-- GIVEN MATERIAL --
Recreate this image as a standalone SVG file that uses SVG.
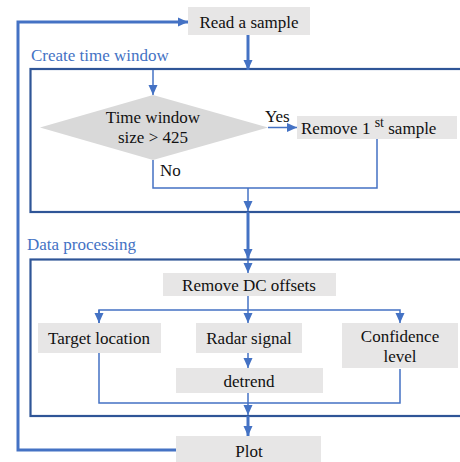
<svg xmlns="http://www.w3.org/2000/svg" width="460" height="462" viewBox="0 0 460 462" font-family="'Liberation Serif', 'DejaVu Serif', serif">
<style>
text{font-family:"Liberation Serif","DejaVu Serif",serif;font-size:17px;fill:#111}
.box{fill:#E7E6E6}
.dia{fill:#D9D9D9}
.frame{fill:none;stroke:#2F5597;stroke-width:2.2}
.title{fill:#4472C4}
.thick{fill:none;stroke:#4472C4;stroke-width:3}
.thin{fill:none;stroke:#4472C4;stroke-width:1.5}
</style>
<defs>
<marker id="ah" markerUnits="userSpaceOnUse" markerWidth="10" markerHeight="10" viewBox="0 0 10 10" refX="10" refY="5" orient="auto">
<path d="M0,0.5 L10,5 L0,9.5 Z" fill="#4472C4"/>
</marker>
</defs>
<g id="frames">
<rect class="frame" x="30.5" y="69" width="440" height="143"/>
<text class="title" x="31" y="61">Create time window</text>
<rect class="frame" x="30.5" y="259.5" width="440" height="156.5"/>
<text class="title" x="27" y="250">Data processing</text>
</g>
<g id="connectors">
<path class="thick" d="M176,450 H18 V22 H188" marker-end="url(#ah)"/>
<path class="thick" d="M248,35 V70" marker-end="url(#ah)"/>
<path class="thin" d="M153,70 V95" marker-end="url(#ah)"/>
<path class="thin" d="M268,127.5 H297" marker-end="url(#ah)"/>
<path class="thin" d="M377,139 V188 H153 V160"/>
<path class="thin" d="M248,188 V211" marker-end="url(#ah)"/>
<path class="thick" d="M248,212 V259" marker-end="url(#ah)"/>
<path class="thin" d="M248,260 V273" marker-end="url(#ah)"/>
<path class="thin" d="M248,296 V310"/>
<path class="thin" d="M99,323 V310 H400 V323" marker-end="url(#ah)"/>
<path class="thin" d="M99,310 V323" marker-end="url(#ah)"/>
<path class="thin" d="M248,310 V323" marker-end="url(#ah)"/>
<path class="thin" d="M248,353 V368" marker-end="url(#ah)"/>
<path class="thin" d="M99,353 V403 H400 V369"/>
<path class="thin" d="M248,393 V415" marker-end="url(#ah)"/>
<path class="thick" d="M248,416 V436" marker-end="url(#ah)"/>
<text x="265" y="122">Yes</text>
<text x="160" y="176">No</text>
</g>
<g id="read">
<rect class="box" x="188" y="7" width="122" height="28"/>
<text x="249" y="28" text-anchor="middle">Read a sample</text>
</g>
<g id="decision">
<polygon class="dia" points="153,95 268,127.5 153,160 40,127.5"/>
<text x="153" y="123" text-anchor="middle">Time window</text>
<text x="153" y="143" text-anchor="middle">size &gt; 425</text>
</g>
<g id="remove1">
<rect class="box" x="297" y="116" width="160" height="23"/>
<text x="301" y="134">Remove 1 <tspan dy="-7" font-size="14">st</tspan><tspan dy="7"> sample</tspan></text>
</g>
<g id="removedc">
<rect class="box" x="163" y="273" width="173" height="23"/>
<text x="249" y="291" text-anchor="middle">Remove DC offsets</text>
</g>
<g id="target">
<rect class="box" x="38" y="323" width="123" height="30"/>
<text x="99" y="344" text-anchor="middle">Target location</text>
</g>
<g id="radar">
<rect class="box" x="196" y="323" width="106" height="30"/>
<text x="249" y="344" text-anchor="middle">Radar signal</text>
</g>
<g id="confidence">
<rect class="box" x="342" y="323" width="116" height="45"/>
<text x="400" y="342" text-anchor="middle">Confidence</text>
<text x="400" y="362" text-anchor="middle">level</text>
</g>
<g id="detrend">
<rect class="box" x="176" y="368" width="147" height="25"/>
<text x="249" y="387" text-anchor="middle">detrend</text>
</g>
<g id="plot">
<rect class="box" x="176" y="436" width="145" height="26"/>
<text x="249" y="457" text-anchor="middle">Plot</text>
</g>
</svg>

-- TASK PROMPT --
Restate the data above word for word. Do not include the images.

-- WRITTEN SOLUTION --
Recreate this image as a standalone SVG file that uses SVG.
<svg xmlns="http://www.w3.org/2000/svg" width="460" height="462" viewBox="0 0 460 462" font-family="'Liberation Serif', 'DejaVu Serif', serif">
<style>
text{font-family:"Liberation Serif","DejaVu Serif",serif;font-size:17px;fill:#111}
.box{fill:#E7E6E6}
.dia{fill:#D9D9D9}
.frame{fill:none;stroke:#2F5597;stroke-width:2.2}
.title{fill:#4472C4}
.thick{fill:none;stroke:#4472C4;stroke-width:3}
.thin{fill:none;stroke:#4472C4;stroke-width:1.5}
</style>
<defs>
<marker id="ah" markerUnits="userSpaceOnUse" markerWidth="10" markerHeight="10" viewBox="0 0 10 10" refX="10" refY="5" orient="auto">
<path d="M0,0.5 L10,5 L0,9.5 Z" fill="#4472C4"/>
</marker>
</defs>
<g id="frames">
<rect class="frame" x="30.5" y="69" width="440" height="143"/>
<text class="title" x="31" y="61">Create time window</text>
<rect class="frame" x="30.5" y="259.5" width="440" height="156.5"/>
<text class="title" x="27" y="250">Data processing</text>
</g>
<g id="connectors">
<path class="thick" d="M176,450 H18 V22 H188" marker-end="url(#ah)"/>
<path class="thick" d="M248,35 V70" marker-end="url(#ah)"/>
<path class="thin" d="M153,70 V95" marker-end="url(#ah)"/>
<path class="thin" d="M268,127.5 H297" marker-end="url(#ah)"/>
<path class="thin" d="M377,139 V188 H153 V160"/>
<path class="thin" d="M248,188 V211" marker-end="url(#ah)"/>
<path class="thick" d="M248,212 V259" marker-end="url(#ah)"/>
<path class="thin" d="M248,260 V273" marker-end="url(#ah)"/>
<path class="thin" d="M248,296 V310"/>
<path class="thin" d="M99,323 V310 H400 V323" marker-end="url(#ah)"/>
<path class="thin" d="M99,310 V323" marker-end="url(#ah)"/>
<path class="thin" d="M248,310 V323" marker-end="url(#ah)"/>
<path class="thin" d="M248,353 V368" marker-end="url(#ah)"/>
<path class="thin" d="M99,353 V403 H400 V369"/>
<path class="thin" d="M248,393 V415" marker-end="url(#ah)"/>
<path class="thick" d="M248,416 V436" marker-end="url(#ah)"/>
<text x="265" y="122">Yes</text>
<text x="160" y="176">No</text>
</g>
<g id="read">
<rect class="box" x="188" y="7" width="122" height="28"/>
<text x="249" y="28" text-anchor="middle">Read a sample</text>
</g>
<g id="decision">
<polygon class="dia" points="153,95 268,127.5 153,160 40,127.5"/>
<text x="153" y="123" text-anchor="middle">Time window</text>
<text x="153" y="143" text-anchor="middle">size &gt; 425</text>
</g>
<g id="remove1">
<rect class="box" x="297" y="116" width="160" height="23"/>
<text x="301" y="134">Remove 1 <tspan dy="-7" font-size="14">st</tspan><tspan dy="7"> sample</tspan></text>
</g>
<g id="removedc">
<rect class="box" x="163" y="273" width="173" height="23"/>
<text x="249" y="291" text-anchor="middle">Remove DC offsets</text>
</g>
<g id="target">
<rect class="box" x="38" y="323" width="123" height="30"/>
<text x="99" y="344" text-anchor="middle">Target location</text>
</g>
<g id="radar">
<rect class="box" x="196" y="323" width="106" height="30"/>
<text x="249" y="344" text-anchor="middle">Radar signal</text>
</g>
<g id="confidence">
<rect class="box" x="342" y="323" width="116" height="45"/>
<text x="400" y="342" text-anchor="middle">Confidence</text>
<text x="400" y="362" text-anchor="middle">level</text>
</g>
<g id="detrend">
<rect class="box" x="176" y="368" width="147" height="25"/>
<text x="249" y="387" text-anchor="middle">detrend</text>
</g>
<g id="plot">
<rect class="box" x="176" y="436" width="145" height="26"/>
<text x="249" y="457" text-anchor="middle">Plot</text>
</g>
</svg>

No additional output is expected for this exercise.